• **BRIEF**
Show all lines from the listing below that contain "React".

━━━━━━━━

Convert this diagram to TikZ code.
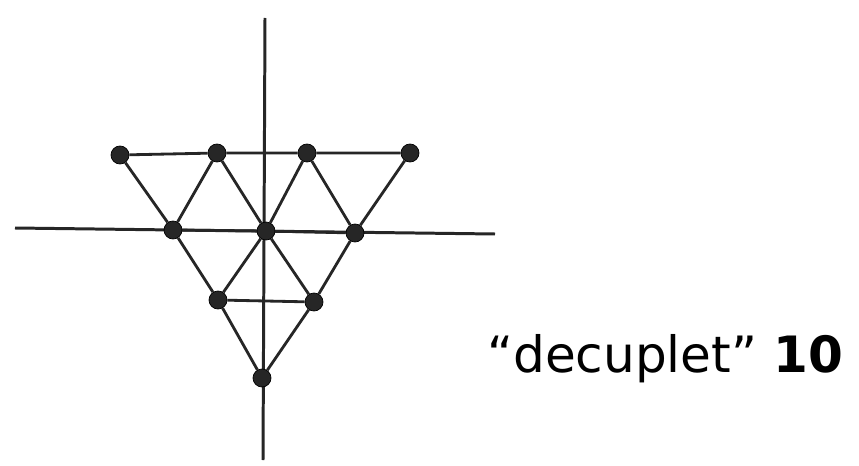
\documentclass[tikz,border=0pt]{standalone}
\usepackage{fontspec}
\setmainfont{DejaVu Sans}
\begin{document}
\begin{tikzpicture}[x=0.02cm,y=-0.02cm,
  dot/.style={circle,fill=black!85,draw=black,inner sep=0pt,minimum size=0.36cm},
  edge/.style={line width=1.6pt,black!85},
  axis/.style={line width=1.7pt,black!85}]
\useasboundingbox[fill=white] (0,0) rectangle (859,466);
% axes
\coordinate (yt) at (265,18);
\coordinate (yb) at (263,460);
\coordinate (xl) at (15,228);
\coordinate (xr) at (495,234);
\draw[axis] (yt) -- (yb);
\draw[axis] (xl) -- (xr);
% dots
\node[dot] (a1) at (120,155) {};
\node[dot] (a2) at (217,153) {};
\node[dot] (a3) at (307,153) {};
\node[dot] (a4) at (410,153) {};
\node[dot] (b1) at (173,230) {};
\node[dot] (b2) at (266,231) {};
\node[dot] (b3) at (355,233) {};
\node[dot] (c1) at (218,300) {};
\node[dot] (c2) at (314,302) {};
\node[dot] (d1) at (262,378) {};
% top row
\draw[edge] (a1) -- (a2) -- (a3) -- (a4);
% top to middle
\draw[edge] (a1) -- (b1);
\draw[edge] (a2) -- (b1);
\draw[edge] (a2) -- (b2);
\draw[edge] (a3) -- (b2);
\draw[edge] (a3) -- (b3);
\draw[edge] (a4) -- (b3);
% middle row
\draw[edge] (b1) -- (b2) -- (b3);
% middle to lower
\draw[edge] (b1) -- (c1);
\draw[edge] (b2) -- (c1);
\draw[edge] (b2) -- (c2);
\draw[edge] (b3) -- (c2);
\draw[edge] (c1) -- (c2);
\draw[edge] (c1) -- (d1);
\draw[edge] (c2) -- (d1);
% label
\node[anchor=base west,font=\fontsize{28.5}{34}\selectfont,inner sep=0pt] (lbl) at (487,372) {“decuplet” \textbf{10}};
\end{tikzpicture}
\end{document}
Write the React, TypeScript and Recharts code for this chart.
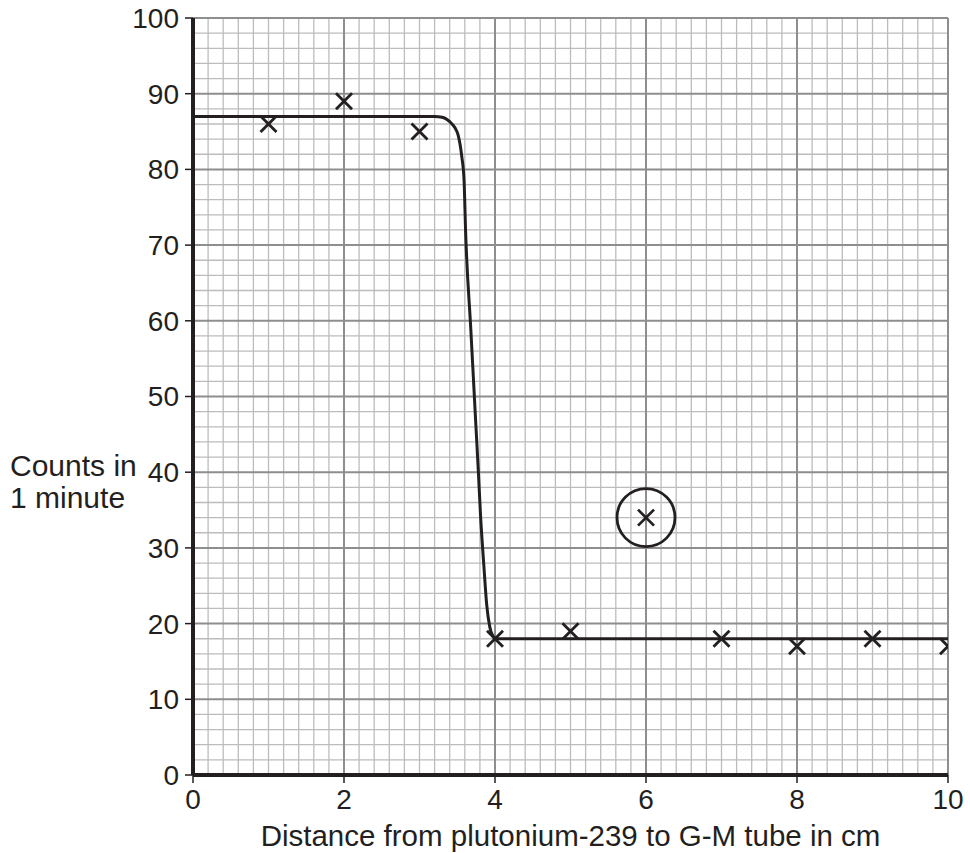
import React from "react";
import {
  ComposedChart,
  Line,
  Scatter,
  XAxis,
  YAxis,
  ReferenceLine,
  ReferenceDot,
  Label,
} from "recharts";

// Tick labels
const xTicks = [0, 2, 4, 6, 8, 10];
const yTicks = [0, 10, 20, 30, 40, 50, 60, 70, 80, 90, 100];

// Measured points (distance cm, counts in 1 minute)
const distances = [1, 2, 3, 4, 5, 6, 7, 8, 9, 10];
const counts = [86, 89, 85, 18, 19, 34, 18, 17, 18, 17];

// Anomalous (circled) reading
const anomalyX = 6;
const anomalyY = 34;

// Hand-drawn line of best fit
const curveX = [0, 3.2, 3.3, 3.4, 3.47, 3.51, 3.56, 3.59, 3.61, 3.68, 3.75, 3.78, 3.81, 3.85, 3.89, 3.93, 3.97, 4.02, 10];
const curveY = [87, 87, 86.9, 86.3, 85.5, 84.6, 81.7, 78.6, 72, 58.8, 45.6, 40, 34, 28, 22.5, 19.6, 18.4, 18, 18];

const points = distances.map((x, i) => ({ x, y: counts[i] }));
const curve = curveX.map((x, i) => ({ x, y: curveY[i] }));

// Graph-paper lines
const xMinor: number[] = [];
for (let k = 1; k < 50; k++) if (k % 10 !== 0) xMinor.push(+(k * 0.2).toFixed(1));
const xMajor = [2, 4, 6, 8, 10];
const yMinor: number[] = [];
for (let k = 1; k < 50; k++) if (k % 5 !== 0) yMinor.push(k * 2);
const yMajor = [10, 20, 30, 40, 50, 60, 70, 80, 90, 100];

const INK = "#231f20";
const FONT = "'Liberation Sans', Arial, Helvetica, sans-serif";
const MINOR = "#bcbcbc";
const MAJOR = "#8e8e8e";

const Cross = (props: any) => {
  const { cx, cy } = props;
  const s = 8;
  return (
    <g>
      <line x1={cx - s} y1={cy - s} x2={cx + s} y2={cy + s} stroke={INK} strokeWidth={2.8} />
      <line x1={cx - s} y1={cy + s} x2={cx + s} y2={cy - s} stroke={INK} strokeWidth={2.8} />
    </g>
  );
};

const YLabel = (props: any) => {
  const vb = props.viewBox || { x: 0, y: 0, width: 0, height: 0 };
  const cy = vb.y + vb.height / 2;
  return (
    <text x={vb.x + 10} y={cy + 79} fill={INK} fontSize={30} fontFamily={FONT}>
      <tspan x={vb.x + 10} y={cy + 79}>Counts in</tspan>
      <tspan x={vb.x + 10} y={cy + 111}>1 minute</tspan>
    </text>
  );
};

const XLabel = (props: any) => {
  const vb = props.viewBox || { x: 0, y: 0, width: 0, height: 0 };
  return (
    <text x={vb.x + vb.width / 2} y={vb.y + 71} fill={INK} fontSize={29.5} fontFamily={FONT} textAnchor="middle">
      Distance from plutonium-239 to G-M tube in cm
    </text>
  );
};

export default function App() {
  return (
    <div style={{ position: "absolute", left: 0, top: 0, background: "#fff" }}>
      <ComposedChart
        width={970}
        height={853}
        margin={{ top: 18, right: 22, bottom: 0, left: 0 }}
      >
        <XAxis
          type="number"
          dataKey="x"
          domain={[0, 10]}
          ticks={xTicks}
          allowDataOverflow
          height={78}
          axisLine={false}
          tickLine={{ stroke: INK, strokeWidth: 1.5 }}
          tickSize={8}
          tickMargin={6}
          tick={{ fill: INK, fontSize: 28, fontFamily: FONT }}
          interval={0}
        >
          <Label content={<XLabel />} />
        </XAxis>
        <YAxis
          type="number"
          dataKey="y"
          domain={[0, 100]}
          ticks={yTicks}
          allowDataOverflow
          width={193}
          axisLine={false}
          tickLine={{ stroke: INK, strokeWidth: 1.5 }}
          tickSize={8}
          tickMargin={6}
          tick={{ fill: INK, fontSize: 28, fontFamily: FONT }}
          interval={0}
        >
          <Label content={<YLabel />} />
        </YAxis>

        {xMinor.map((v) => (
          <ReferenceLine key={"xm" + v} x={v} stroke={MINOR} strokeWidth={1.3} />
        ))}
        {yMinor.map((v) => (
          <ReferenceLine key={"ym" + v} y={v} stroke={MINOR} strokeWidth={1.3} />
        ))}
        {xMajor.map((v) => (
          <ReferenceLine key={"xM" + v} x={v} stroke={MAJOR} strokeWidth={2} />
        ))}
        {yMajor.map((v) => (
          <ReferenceLine key={"yM" + v} y={v} stroke={MAJOR} strokeWidth={2} />
        ))}
        <ReferenceLine x={0} stroke={INK} strokeWidth={4} />
        <ReferenceLine y={0} stroke={INK} strokeWidth={4} />

        <Line
          data={curve}
          dataKey="y"
          type="monotone"
          stroke={INK}
          strokeWidth={3}
          dot={false}
          activeDot={false}
          isAnimationActive={false}
        />
        <Scatter data={points} dataKey="y" shape={<Cross />} isAnimationActive={false} />
        <ReferenceDot
          x={anomalyX}
          y={anomalyY}
          r={29}
          fill="none"
          stroke={INK}
          strokeWidth={2.8}
        />
      </ComposedChart>
    </div>
  );
}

━━━━━━━━

• **TASK RESULT**
Write the React, TypeScript and Recharts code for this chart.
import React from "react";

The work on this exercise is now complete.